RECORD EXTRACTS:
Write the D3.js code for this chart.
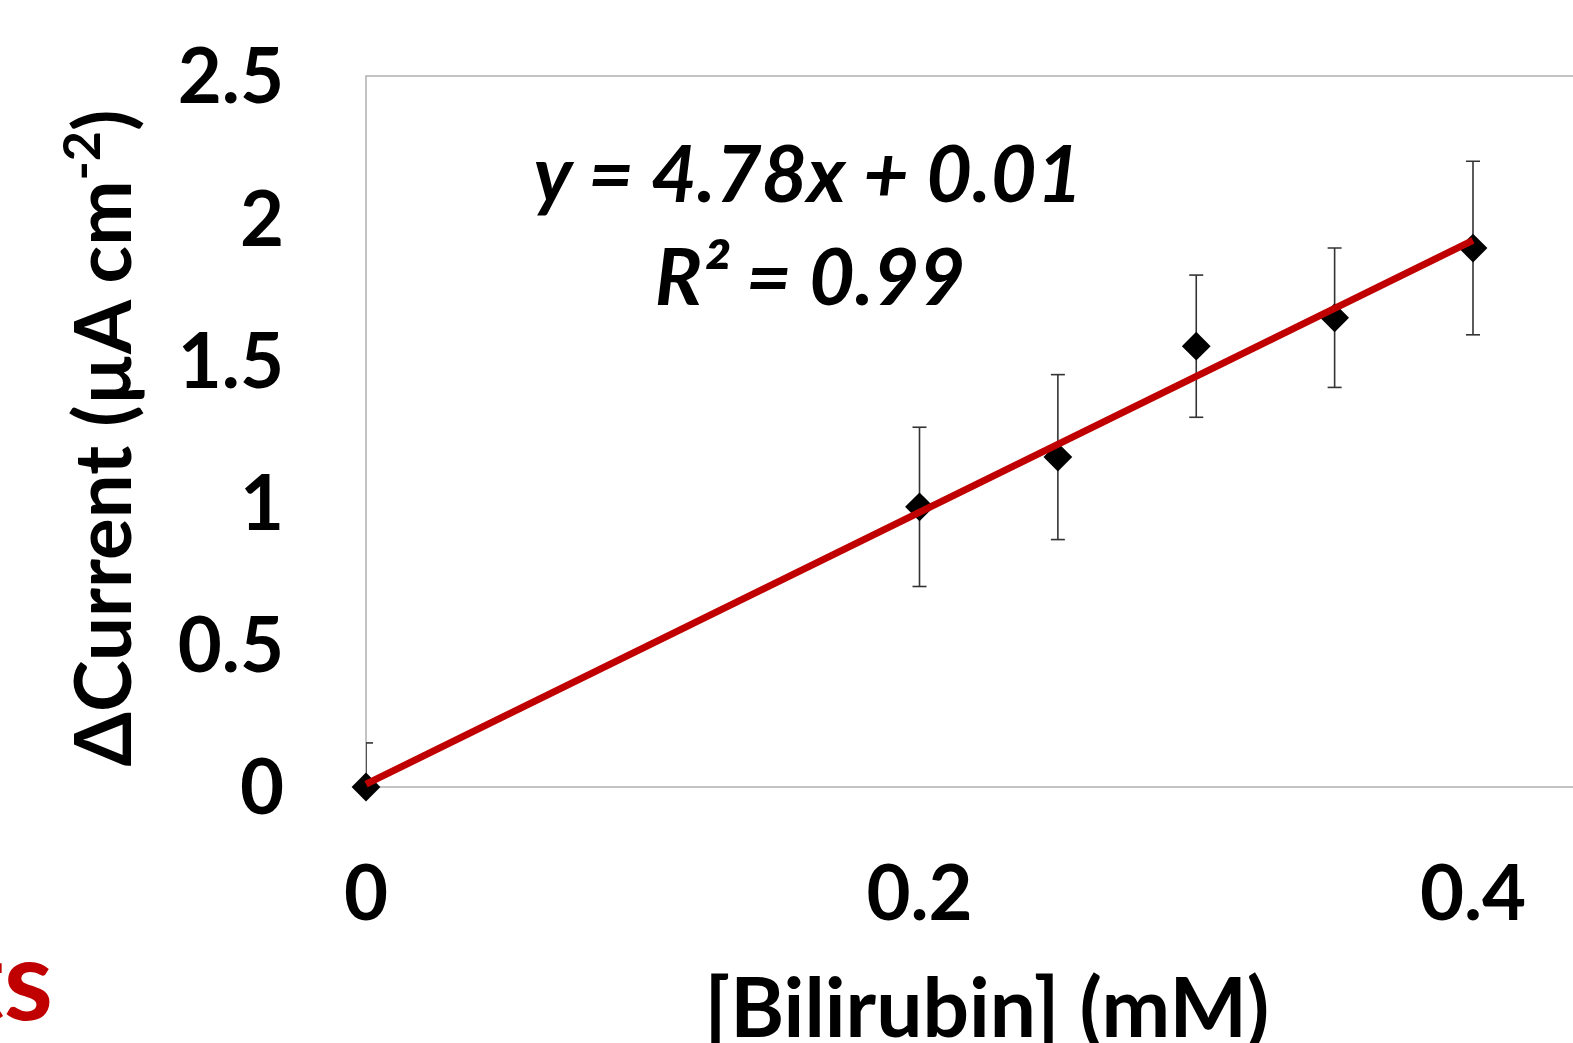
<!DOCTYPE html>
<html>
<head>
<meta charset="utf-8">
<script src="https://cdn.jsdelivr.net/npm/d3@7"></script>
<style>
  html, body { margin: 0; padding: 0; background: #fff; overflow: hidden; }
  text { font-family: Lato, 'Open Sans', sans-serif; font-weight: 700; }
</style>
</head>
<body>
<div id="chart"></div>
<script>
const width = 1573;
const height = 1043;

// data
const concentrations = [0, 0.2, 0.25, 0.3, 0.35, 0.4];
const currents = [0, 0.985, 1.16, 1.55, 1.65, 1.895];
const errors = [0.155, 0.28, 0.29, 0.25, 0.245, 0.305];
const xTicks = [0, 0.2, 0.4];
const yTicks = [0, 0.5, 1, 1.5, 2, 2.5];
const slope = 4.78;
const intercept = 0.01;
const equationText = 'y = 4.78x + 0.01';
const r2Text = 'R² = 0.99';

const svg = d3
  .select('#chart')
  .append('svg')
  .attr('width', width)
  .attr('height', height);

// scales (plot area runs past the right edge of the picture)
const x = d3.scaleLinear().domain([0, 0.4]).range([366, 1473]);
const y = d3.scaleLinear().domain([0, 2.5]).range([787, 76]);
const xEnd = x(0.45);

svg
  .append('clipPath')
  .attr('id', 'plot-clip')
  .append('rect')
  .attr('x', x(0))
  .attr('y', y(2.5))
  .attr('width', xEnd - x(0))
  .attr('height', y(0) - y(2.5));

// plot frame
svg
  .append('rect')
  .attr('x', x(0))
  .attr('y', y(2.5))
  .attr('width', xEnd - x(0))
  .attr('height', y(0) - y(2.5))
  .attr('fill', 'none')
  .attr('stroke', '#b0b0b0')
  .attr('stroke-width', 1.5);

// y tick labels
svg
  .append('g')
  .selectAll('text')
  .data(yTicks)
  .join('text')
  .attr('x', 284)
  .attr('y', (d) => y(d))
  .attr('dy', '0.36em')
  .attr('text-anchor', 'end')
  .attr('font-size', 76)
  .attr('fill', '#000')
  .text((d) => d);

// x tick labels
svg
  .append('g')
  .selectAll('text')
  .data(xTicks)
  .join('text')
  .attr('x', (d) => x(d))
  .attr('y', 920)
  .attr('text-anchor', 'middle')
  .attr('font-size', 76)
  .attr('fill', '#000')
  .text((d) => d);

// axis titles
const yTitle = svg
  .append('text')
  .attr('transform', 'translate(131,438) rotate(-90)')
  .attr('text-anchor', 'middle')
  .attr('font-size', 78)
  .attr('fill', '#000');
yTitle.append('tspan').text('ΔCurrent (µA cm');
yTitle.append('tspan').attr('font-size', 52).attr('dy', -31).text('-2');
yTitle.append('tspan').attr('dy', 31).text(')');

svg
  .append('text')
  .attr('x', 987)
  .attr('y', 1037)
  .attr('text-anchor', 'middle')
  .attr('font-size', 82)
  .attr('fill', '#000')
  .text('[Bilirubin] (mM)');

const plot = svg.append('g').attr('clip-path', 'url(#plot-clip)');

// error bars
const points = concentrations.map((c, i) => ({
  x: c,
  y: currents[i],
  e: errors[i],
}));

const bars = plot.append('g').attr('stroke', '#333').attr('stroke-width', 1.6);
bars
  .selectAll('line.stem')
  .data(points)
  .join('line')
  .attr('class', 'stem')
  .attr('x1', (d) => x(d.x))
  .attr('x2', (d) => x(d.x))
  .attr('y1', (d) => y(d.y - d.e))
  .attr('y2', (d) => y(d.y + d.e));
bars
  .selectAll('line.cap-top')
  .data(points)
  .join('line')
  .attr('class', 'cap-top')
  .attr('x1', (d) => x(d.x) - 7)
  .attr('x2', (d) => x(d.x) + 7)
  .attr('y1', (d) => y(d.y + d.e))
  .attr('y2', (d) => y(d.y + d.e));
bars
  .selectAll('line.cap-bottom')
  .data(points)
  .join('line')
  .attr('class', 'cap-bottom')
  .attr('x1', (d) => x(d.x) - 7)
  .attr('x2', (d) => x(d.x) + 7)
  .attr('y1', (d) => y(d.y - d.e))
  .attr('y2', (d) => y(d.y - d.e));

// markers (diamonds), drawn unclipped so the one on the axis shows fully
const diamond = d3.symbol().type(d3.symbolDiamond2).size(290);
svg
  .append('g')
  .selectAll('path')
  .data(points)
  .join('path')
  .attr('transform', (d) => `translate(${x(d.x)},${y(d.y)}) scale(1.35)`)
  .attr('d', diamond)
  .attr('fill', '#000');

// linear trend line
const fitX = d3.extent(concentrations);
svg
  .append('line')
  .attr('x1', x(fitX[0]))
  .attr('y1', y(slope * fitX[0] + intercept))
  .attr('x2', x(fitX[1]))
  .attr('y2', y(slope * fitX[1] + intercept))
  .attr('stroke', '#c00000')
  .attr('stroke-width', 7)
  .attr('stroke-linecap', 'butt');

// equation
svg
  .append('text')
  .attr('x', 808)
  .attr('y', 202)
  .attr('text-anchor', 'middle')
  .attr('font-size', 79)
  .attr('font-style', 'italic')
  .attr('fill', '#000')
  .text(equationText);

svg
  .append('text')
  .attr('x', 810)
  .attr('y', 305)
  .attr('text-anchor', 'middle')
  .attr('font-size', 79)
  .attr('font-style', 'italic')
  .attr('fill', '#000')
  .text(r2Text);

// cut-off word from the neighbouring panel
svg
  .append('text')
  .attr('x', 53)
  .attr('y', 1020)
  .attr('text-anchor', 'end')
  .attr('font-size', 112)
  .attr('fill', '#c00000')
  .text('ts');
</script>
</body>
</html>
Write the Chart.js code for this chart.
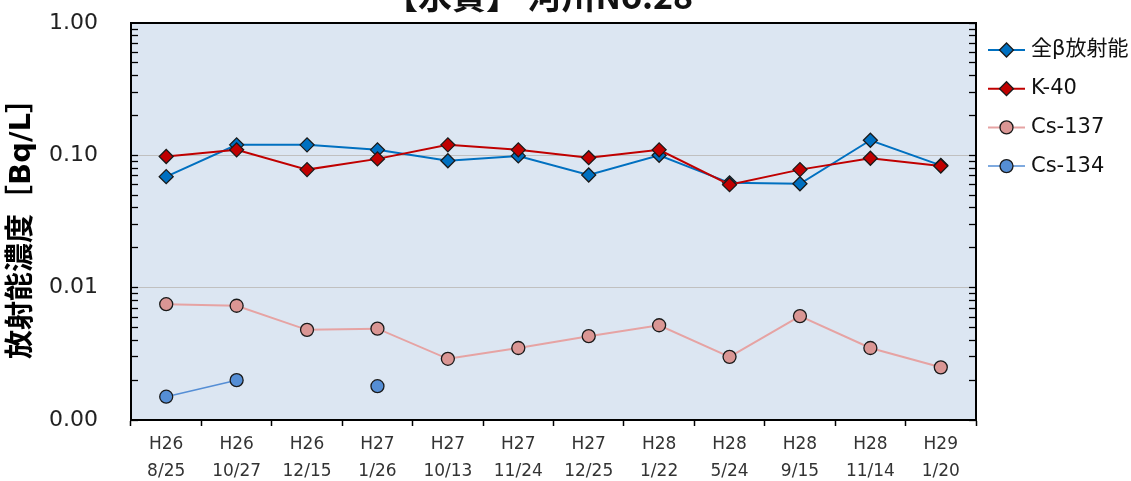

EXERCISE REQUIREMENTS: Quote all the lines above exactly as given. Do not include the pictures.

IN RESPONSE:
Write the D3.js code for this chart.
<!DOCTYPE html>
<html>
<head>
<meta charset="utf-8">
<script src="https://cdn.jsdelivr.net/npm/d3@7"></script>
<style>
  html, body { margin: 0; padding: 0; background: #fff; overflow: hidden; }
  text { font-family: Lato, 'Open Sans', sans-serif; font-weight: 700; }
</style>
</head>
<body>
<div id="chart"></div>
<script>
const width = 1573;
const height = 1043;

// data
const concentrations = [0, 0.2, 0.25, 0.3, 0.35, 0.4];
const currents = [0, 0.985, 1.16, 1.55, 1.65, 1.895];
const errors = [0.155, 0.28, 0.29, 0.25, 0.245, 0.305];
const xTicks = [0, 0.2, 0.4];
const yTicks = [0, 0.5, 1, 1.5, 2, 2.5];
const slope = 4.78;
const intercept = 0.01;
const equationText = 'y = 4.78x + 0.01';
const r2Text = 'R² = 0.99';

const svg = d3
  .select('#chart')
  .append('svg')
  .attr('width', width)
  .attr('height', height);

// scales (plot area runs past the right edge of the picture)
const x = d3.scaleLinear().domain([0, 0.4]).range([366, 1473]);
const y = d3.scaleLinear().domain([0, 2.5]).range([787, 76]);
const xEnd = x(0.45);

svg
  .append('clipPath')
  .attr('id', 'plot-clip')
  .append('rect')
  .attr('x', x(0))
  .attr('y', y(2.5))
  .attr('width', xEnd - x(0))
  .attr('height', y(0) - y(2.5));

// plot frame
svg
  .append('rect')
  .attr('x', x(0))
  .attr('y', y(2.5))
  .attr('width', xEnd - x(0))
  .attr('height', y(0) - y(2.5))
  .attr('fill', 'none')
  .attr('stroke', '#b0b0b0')
  .attr('stroke-width', 1.5);

// y tick labels
svg
  .append('g')
  .selectAll('text')
  .data(yTicks)
  .join('text')
  .attr('x', 284)
  .attr('y', (d) => y(d))
  .attr('dy', '0.36em')
  .attr('text-anchor', 'end')
  .attr('font-size', 76)
  .attr('fill', '#000')
  .text((d) => d);

// x tick labels
svg
  .append('g')
  .selectAll('text')
  .data(xTicks)
  .join('text')
  .attr('x', (d) => x(d))
  .attr('y', 920)
  .attr('text-anchor', 'middle')
  .attr('font-size', 76)
  .attr('fill', '#000')
  .text((d) => d);

// axis titles
const yTitle = svg
  .append('text')
  .attr('transform', 'translate(131,438) rotate(-90)')
  .attr('text-anchor', 'middle')
  .attr('font-size', 78)
  .attr('fill', '#000');
yTitle.append('tspan').text('ΔCurrent (µA cm');
yTitle.append('tspan').attr('font-size', 52).attr('dy', -31).text('-2');
yTitle.append('tspan').attr('dy', 31).text(')');

svg
  .append('text')
  .attr('x', 987)
  .attr('y', 1037)
  .attr('text-anchor', 'middle')
  .attr('font-size', 82)
  .attr('fill', '#000')
  .text('[Bilirubin] (mM)');

const plot = svg.append('g').attr('clip-path', 'url(#plot-clip)');

// error bars
const points = concentrations.map((c, i) => ({
  x: c,
  y: currents[i],
  e: errors[i],
}));

const bars = plot.append('g').attr('stroke', '#333').attr('stroke-width', 1.6);
bars
  .selectAll('line.stem')
  .data(points)
  .join('line')
  .attr('class', 'stem')
  .attr('x1', (d) => x(d.x))
  .attr('x2', (d) => x(d.x))
  .attr('y1', (d) => y(d.y - d.e))
  .attr('y2', (d) => y(d.y + d.e));
bars
  .selectAll('line.cap-top')
  .data(points)
  .join('line')
  .attr('class', 'cap-top')
  .attr('x1', (d) => x(d.x) - 7)
  .attr('x2', (d) => x(d.x) + 7)
  .attr('y1', (d) => y(d.y + d.e))
  .attr('y2', (d) => y(d.y + d.e));
bars
  .selectAll('line.cap-bottom')
  .data(points)
  .join('line')
  .attr('class', 'cap-bottom')
  .attr('x1', (d) => x(d.x) - 7)
  .attr('x2', (d) => x(d.x) + 7)
  .attr('y1', (d) => y(d.y - d.e))
  .attr('y2', (d) => y(d.y - d.e));

// markers (diamonds), drawn unclipped so the one on the axis shows fully
const diamond = d3.symbol().type(d3.symbolDiamond2).size(290);
svg
  .append('g')
  .selectAll('path')
  .data(points)
  .join('path')
  .attr('transform', (d) => `translate(${x(d.x)},${y(d.y)}) scale(1.35)`)
  .attr('d', diamond)
  .attr('fill', '#000');

// linear trend line
const fitX = d3.extent(concentrations);
svg
  .append('line')
  .attr('x1', x(fitX[0]))
  .attr('y1', y(slope * fitX[0] + intercept))
  .attr('x2', x(fitX[1]))
  .attr('y2', y(slope * fitX[1] + intercept))
  .attr('stroke', '#c00000')
  .attr('stroke-width', 7)
  .attr('stroke-linecap', 'butt');

// equation
svg
  .append('text')
  .attr('x', 808)
  .attr('y', 202)
  .attr('text-anchor', 'middle')
  .attr('font-size', 79)
  .attr('font-style', 'italic')
  .attr('fill', '#000')
  .text(equationText);

svg
  .append('text')
  .attr('x', 810)
  .attr('y', 305)
  .attr('text-anchor', 'middle')
  .attr('font-size', 79)
  .attr('font-style', 'italic')
  .attr('fill', '#000')
  .text(r2Text);

// cut-off word from the neighbouring panel
svg
  .append('text')
  .attr('x', 53)
  .attr('y', 1020)
  .attr('text-anchor', 'end')
  .attr('font-size', 112)
  .attr('fill', '#c00000')
  .text('ts');
</script>
</body>
</html>
Write the Chart.js code for this chart.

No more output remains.